I want to cycle back (before the light plane bomb) and cover what is and isn’t 6th generation requirements.
We had a back and forth debate over range. The cause of this debate was the argument caused by the Chinese J36.
Now first and foremost let me say there really isn’t a set of locked rules of what makes a sixth generation fighter. Generational definitions are actually fluid as it’s really just marketing. The Fifth Generation definition was set by LM twice. Twice as the first iteration was tailored to sell the F22 and included post thrust stall super maneuvering and super cruise however they then revised the definition when they introduced the F35 which lacks both of those.

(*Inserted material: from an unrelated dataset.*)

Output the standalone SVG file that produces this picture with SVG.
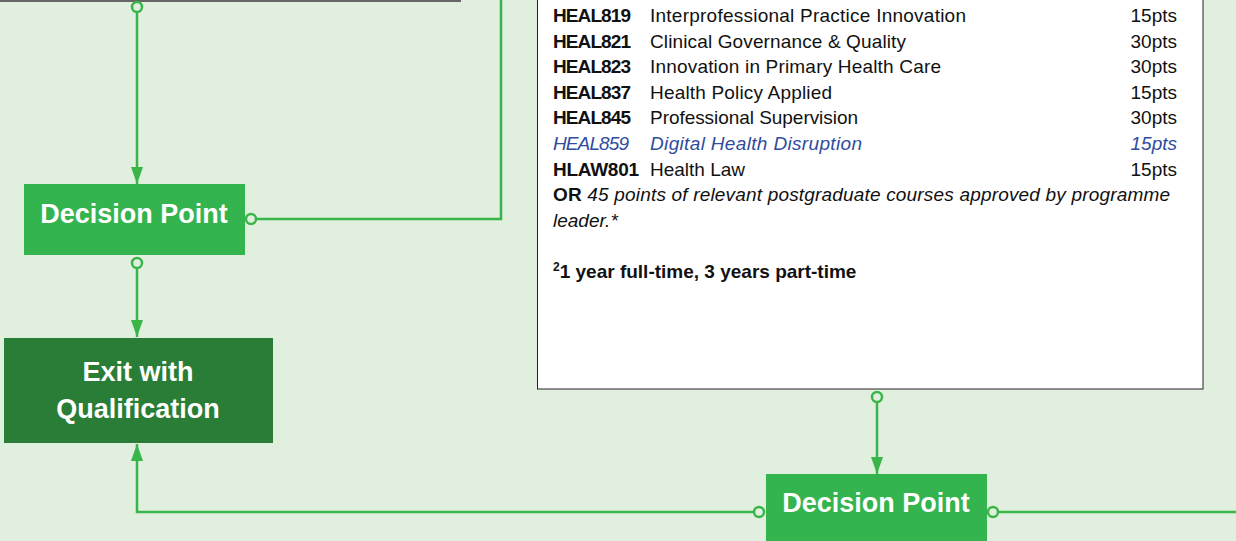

What we are often seeing is assumptions of rules based off the USAF NGAD, FrancoGermanic FCAS and the European Japanese GCAP.
The assumption of the J36 being a sixth generation is based primarily on the assumptions of the NGAD program… however there are two fundamental flaws in that assumption.
First NGAD is a portfolio of programs different but related aircraft projects being in that portfolio second there seems to be two versions of the NGAD portfolio a version pre2024 which I will refer to as NGAD 1.0 and the modern version which started to emerge late 2023 into 2024 which I will refer to as NGAD 2.0.
In regards to the requirements what we are really basing our arguments around would be a project that was for a time called Penetrating Counter Air and what seem to have happened is a massive revision of PCA from 1.0 to 2.0.
J36 is an aircraft built along similar lines to what the USAF was looking at for PCA in NGAD 1.0. However it’s not an entirely exact match.
NGAD 1.0 set PCA in line as more of a modern take on a pre WW2 concept called the Bomber destroyer. A heavy fighter that was the size of a bomber meant then to serve as a bomber escort. The downside was these traded performance in turning and climb for a massive frame that was often slower than the bombers it was meant to support. It was bristling with guns but was often easy out flanked.
NGAD 1.0 PCA had to be massive for a modern fighter and more in line with a Bomber destroyer because it was supposed to have a 1000 mile combat radius. F22 the aircraft it would’ve replaced has a 470 mile Combat radius F35 is closer to 870 miles but still short of this. The thousand mile radius was due to China’s Anti access/Air denial strategy which by combining long range Integrated air defense system like S400 with conventional tipped IRBMs aimed to reduce the USAF and USN’s ability to base in the first, second and even out to the Third islands chains.
To achieve that requires an aircraft with fuel sipping engines and a large size.
A very large size. The link via SMG consulting shows an aircraft roughly the same footprint as the F14 or F111 in terms of length and wing spread but where those had variable geometry wings this is a fixed delta wing. In other words a wedge that is roughly 73 foot (22-23m) long and 63 foot (19m) wide. You could literally fit an F22 inside of it with room to spare. The J36 is estimated to be about that size in length and maybe 78ft( 24m) in wing span Hence why I call it BIG CHUNGUS!
They are at the bottom end of a strategic bomber. Rivaling large Biz jets and small regional airliners.
NGAD would have been a single pilot aircraft with twin variable cycle engines. Where the J36 has three engines and a tandem cockpit (believed to be) this in combination with Chinese talk of it carrying stand off weapons pushes J36 less as a Sino NGAD and more as a JH-36. A regional fighter bomber more like the F111 or the Su34. I imagine it’s fighter role primarily being to hunt B52 and try and prevent penetrating cruise missile strikes.
NGAD 1.0’s PCA size and complexity combined with its limitations caused it problems. It was too big. Secretary Kindle called it out as too big. So a review and cancellation.
NGAD 2.0. The newer version redrafted PCA to be presumed around the size of F22 so maybe 63 foot long 45 foot wide this was accomplished by off loading the range aspect to another vehicle and aiming for a fighter with a combat radius about on par with F35 and a weapons load around F22. This revised NGAD puts that extra range on NGAS. A very low observable tanker that would refuel PCA, CCA and legacy F35 maybe even B21 on that ingress and egress pushing forward with a longer range via top off. This is more in line with the European 6th generation aircraft in size and being smaller opens back up a more fighter aircraft definition to PCA.